= Jordan Waring =

American composer (born 1964)

Jordan Waring (born 1964, New York) is an American composer.

==Biography==
Jordan Waring was born on Long Island, New York, and was raised in a musical family. His grandfather, Fred Waring, was a much recorded choral conductor and music publisher. His father is musician Fred Waring Jr., and his mother is Rachelle Waring, both of whom were professional musicians.
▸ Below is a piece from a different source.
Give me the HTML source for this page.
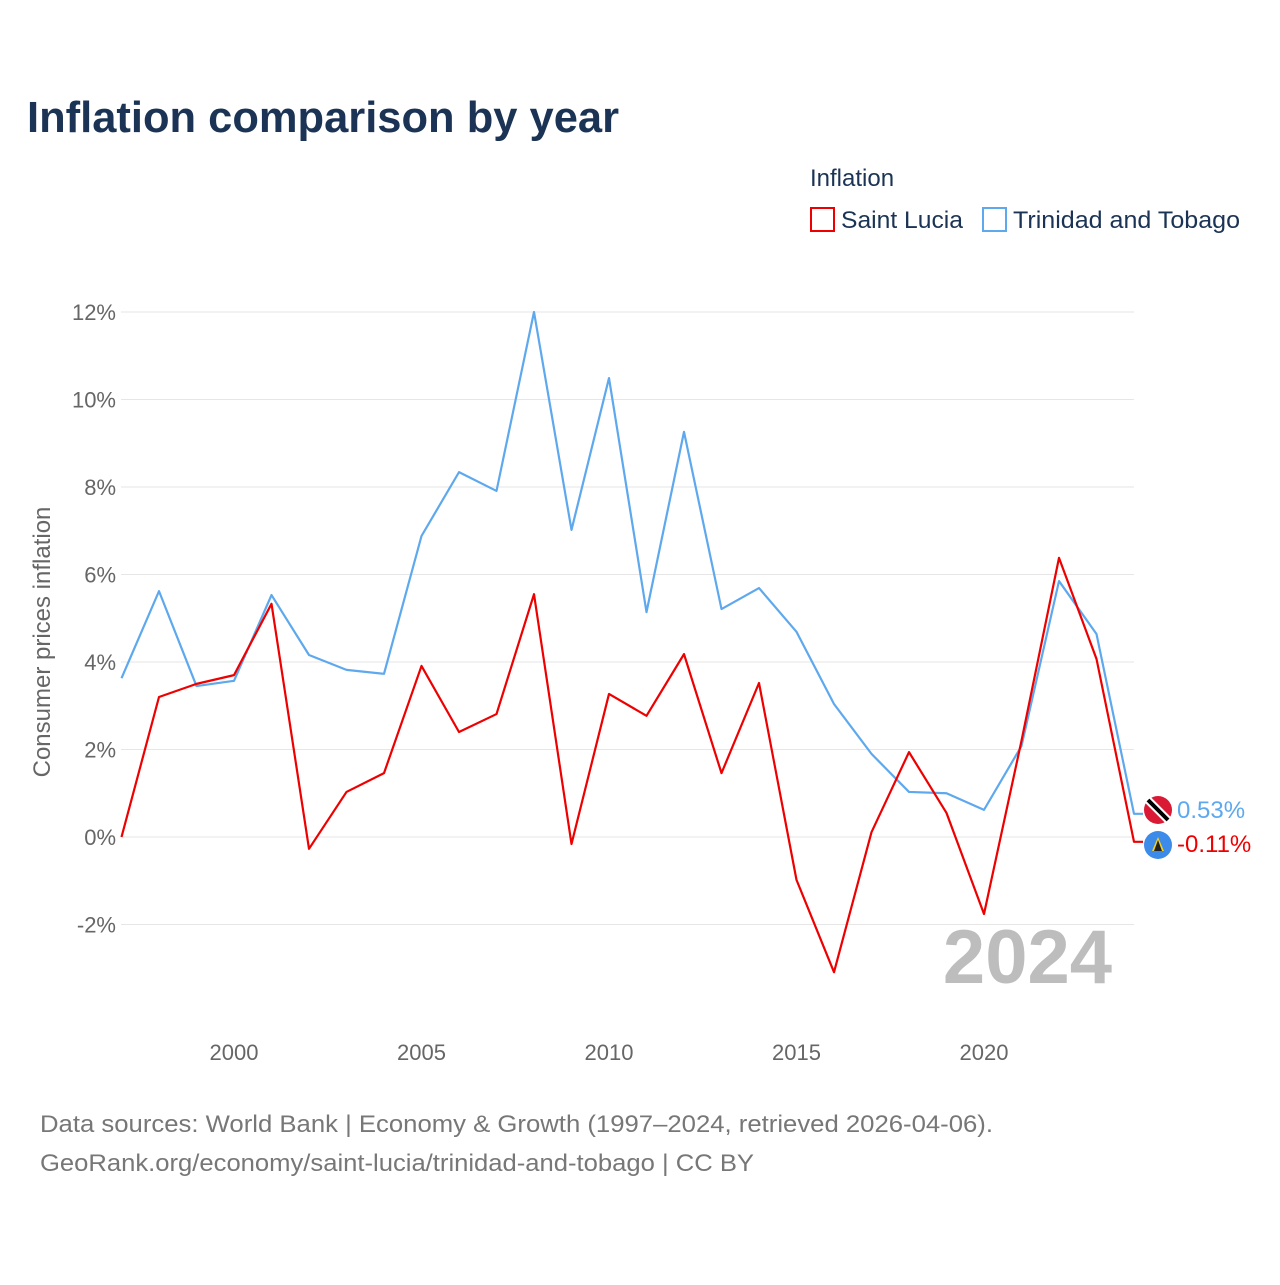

As a child, Waring studied trumpet, piano, and percussion and began composing when he was 15 years old. His parents, however, persuaded him to pursue a nonmusical career. He attended Penn State University, then began a career in banking.

==Compositions==
Starting in 1992, Waring began to compose a number of orchestral works. His first symphony was completed in 1993. His Second Symphony (1994) was premiered by the Allentown Symphony Orchestra in Pennsylvania received a good notice. His Bosnian Overture, begun in 1994 and completed in the spring of ´95, written in reaction to the Balkan conflict, was performed by members of the Florida Philharmonic and others at a special concert in aid of civilian victims of the war in Bosnia His first Piano Concerto was completed in the spring of 1995, followed by the tone poem The Mountains of Tolima, a commission from the Conservatory of Tolima, in Ibague, Colombia.

==Critical response==
The Harbinger of Mobile, Alabama wrote of Waring's music:

Waring shows in all these works his willingness simply to write beautiful music. Though they vary in inspiration, form, mood, voices, and other ways, the three pieces are first of all the work of a composer who likes and respects traditional mainstream western notions of what music is supposed to be....

Kurt Loft, a music critic from the Tampa Tribune wrote about Waring,

Born in New York in 1964, this young composer-stockbroker shows tremendous promise as a member of the so-called neo-Romantic school of tonality and a solid grasp of large-scale structure... "Tears of Sarajevo" is plaintive, introspective and a candidate for live performance in concert halls.